Here is the turning point in this story. Up to now Jesus’ friends have done everything by the book. After the shock of his death, they withdraw from public view. Eventually, they venture back outside and even return to their routine. But the routine by itself isn’t enough. A routine can help with the healing process but by itself it doesn’t have…saving power.
So there they are in the boat. A stranger calls out to them from shore and says, “Cast your nets on the other side.” Well, they’ve tried everything they know and still haven’t caught anything. To the stranger they could have said, “We’ve already tried everything.”
It seems so simple, doesn’t it? What difference could it make if the nets are on one side rather than the other side of the boat? And yet, when they do cast their nets on the other side they can hardly drag to shore all the fish they’ve caught. All because they were willing to try something outside their routine. Human nature drives us to choose what’s familiar, what we think we know. The only time we’re likely to try the opposite of what we know is if our nets are empty and there seems to be no other choice.
Matthew Warren, the young man who took his life this past week, thought he was out of options. He thought he had only one choice. But we always have options. Sometimes it’s the very opposite of what we think is the right thing to do.
Jesus’ disciples, for example, had caught no fish so they had nothing to lose by trying the opposite of what they’d been doing. Imagine how it could have been different. What if they’d caught a few fish before seeing Jesus? How might they have responded to that stranger on the beach? Cast the nets to the other side of the boat? “Nah. Why bother? We have enough. We can take care of ourselves. We’ve always done it this way before.” They would’ve settled for a little but missed out on the miracle. Although it’s a risky place to be, sometimes it’s easier to hear and obey God’s voice when our nets are empty, when we have nothing.
Which makes today’s story from the Book of Acts all the more amazing. The man known as Saul had everything: wealth, power—there was no reason for him to cast his nets to the other side of the boat, no reason for him to change his routine, no reason for Saul to change anything. And yet, for all his comfort, wealth and power—for all his conviction of what he believed to be right–Saul remained angry, anxious, outraged, joyless.
Only when he was knocked to the ground, only when his world was turned upside down was Saul able to hear and obey the voice of the God he thought he’d known but who in reality had been a stranger to him. Something happened to Saul that we still remember today. It was only when the world he knew completely fell apart that something like “scales fell from his eyes.” It was if Saul was fishing on one side of the boat and all of a sudden started fishing on the other side.
We’re left to ask: When we experience some great loss–when the familiar world we know falls apart–what will we settle for—empty nets, or, abundance? Despair, or, transformation?

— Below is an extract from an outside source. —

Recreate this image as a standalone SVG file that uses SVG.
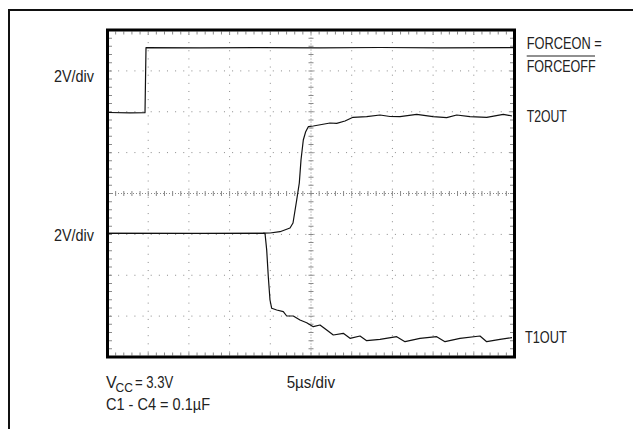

If we pin our hopes on the familiar world we know, we skate on very thin ice. Because, what happens if all that disappears? Jesus comes to us, as he came to his disciples, and offers something rock-solid, something that doesn’t depend on circumstances. Peace be with you, he said to his disciples in that locked room—not once, but three times. Do you love me? he asked Peter, not once but three times. Even when we’ve lost what’s most important to us—especially then, God desires for us an abundance of peace, joy & love. It may mean fishing…on the opposite side of the boat.